■ **Information shown**:
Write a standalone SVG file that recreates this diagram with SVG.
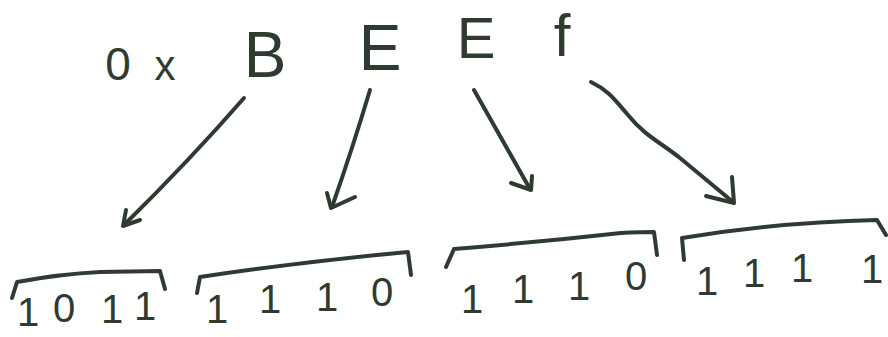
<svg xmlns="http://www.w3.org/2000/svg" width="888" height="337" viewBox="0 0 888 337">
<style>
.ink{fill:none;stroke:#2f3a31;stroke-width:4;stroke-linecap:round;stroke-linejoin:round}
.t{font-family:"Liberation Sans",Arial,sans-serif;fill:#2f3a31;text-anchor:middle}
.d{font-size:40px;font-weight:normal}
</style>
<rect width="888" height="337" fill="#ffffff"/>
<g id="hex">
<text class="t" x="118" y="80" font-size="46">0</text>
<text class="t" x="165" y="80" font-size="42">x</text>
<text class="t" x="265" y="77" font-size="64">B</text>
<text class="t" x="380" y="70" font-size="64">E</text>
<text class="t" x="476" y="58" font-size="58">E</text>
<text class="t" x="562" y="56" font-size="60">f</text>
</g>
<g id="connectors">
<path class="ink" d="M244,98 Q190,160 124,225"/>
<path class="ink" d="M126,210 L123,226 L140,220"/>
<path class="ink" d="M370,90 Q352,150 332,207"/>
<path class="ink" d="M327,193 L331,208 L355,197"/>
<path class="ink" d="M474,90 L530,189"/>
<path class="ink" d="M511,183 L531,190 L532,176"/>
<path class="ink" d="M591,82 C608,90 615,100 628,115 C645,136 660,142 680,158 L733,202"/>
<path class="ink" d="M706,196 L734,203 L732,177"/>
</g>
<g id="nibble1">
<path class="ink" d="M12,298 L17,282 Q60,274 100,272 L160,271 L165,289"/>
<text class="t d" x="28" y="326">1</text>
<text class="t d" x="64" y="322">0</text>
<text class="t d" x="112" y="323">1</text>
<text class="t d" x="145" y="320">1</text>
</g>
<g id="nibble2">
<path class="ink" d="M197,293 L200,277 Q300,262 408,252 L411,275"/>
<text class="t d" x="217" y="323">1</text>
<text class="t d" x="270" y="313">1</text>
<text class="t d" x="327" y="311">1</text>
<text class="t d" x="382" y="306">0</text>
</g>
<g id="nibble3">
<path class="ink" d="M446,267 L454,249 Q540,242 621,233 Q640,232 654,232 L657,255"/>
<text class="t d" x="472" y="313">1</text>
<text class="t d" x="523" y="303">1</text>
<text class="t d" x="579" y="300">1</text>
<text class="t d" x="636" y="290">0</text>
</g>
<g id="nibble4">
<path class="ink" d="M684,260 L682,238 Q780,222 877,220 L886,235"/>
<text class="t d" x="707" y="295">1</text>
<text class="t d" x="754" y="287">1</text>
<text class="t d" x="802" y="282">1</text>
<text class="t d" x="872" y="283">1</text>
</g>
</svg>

■ **What is expected**: Copy out all of the data word for word. Do not carry over any picture.

■ **Response**:
Write a standalone SVG file that recreates this diagram with SVG.
<svg xmlns="http://www.w3.org/2000/svg" width="888" height="337" viewBox="0 0 888 337">
<style>
.ink{fill:none;stroke:#2f3a31;stroke-width:4;stroke-linecap:round;stroke-linejoin:round}
.t{font-family:"Liberation Sans",Arial,sans-serif;fill:#2f3a31;text-anchor:middle}
.d{font-size:40px;font-weight:normal}
</style>
<rect width="888" height="337" fill="#ffffff"/>
<g id="hex">
<text class="t" x="118" y="80" font-size="46">0</text>
<text class="t" x="165" y="80" font-size="42">x</text>
<text class="t" x="265" y="77" font-size="64">B</text>
<text class="t" x="380" y="70" font-size="64">E</text>
<text class="t" x="476" y="58" font-size="58">E</text>
<text class="t" x="562" y="56" font-size="60">f</text>
</g>
<g id="connectors">
<path class="ink" d="M244,98 Q190,160 124,225"/>
<path class="ink" d="M126,210 L123,226 L140,220"/>
<path class="ink" d="M370,90 Q352,150 332,207"/>
<path class="ink" d="M327,193 L331,208 L355,197"/>
<path class="ink" d="M474,90 L530,189"/>
<path class="ink" d="M511,183 L531,190 L532,176"/>
<path class="ink" d="M591,82 C608,90 615,100 628,115 C645,136 660,142 680,158 L733,202"/>
<path class="ink" d="M706,196 L734,203 L732,177"/>
</g>
<g id="nibble1">
<path class="ink" d="M12,298 L17,282 Q60,274 100,272 L160,271 L165,289"/>
<text class="t d" x="28" y="326">1</text>
<text class="t d" x="64" y="322">0</text>
<text class="t d" x="112" y="323">1</text>
<text class="t d" x="145" y="320">1</text>
</g>
<g id="nibble2">
<path class="ink" d="M197,293 L200,277 Q300,262 408,252 L411,275"/>
<text class="t d" x="217" y="323">1</text>
<text class="t d" x="270" y="313">1</text>
<text class="t d" x="327" y="311">1</text>
<text class="t d" x="382" y="306">0</text>
</g>
<g id="nibble3">
<path class="ink" d="M446,267 L454,249 Q540,242 621,233 Q640,232 654,232 L657,255"/>
<text class="t d" x="472" y="313">1</text>
<text class="t d" x="523" y="303">1</text>
<text class="t d" x="579" y="300">1</text>
<text class="t d" x="636" y="290">0</text>
</g>
<g id="nibble4">
<path class="ink" d="M684,260 L682,238 Q780,222 877,220 L886,235"/>
<text class="t d" x="707" y="295">1</text>
<text class="t d" x="754" y="287">1</text>
<text class="t d" x="802" y="282">1</text>
<text class="t d" x="872" y="283">1</text>
</g>
</svg>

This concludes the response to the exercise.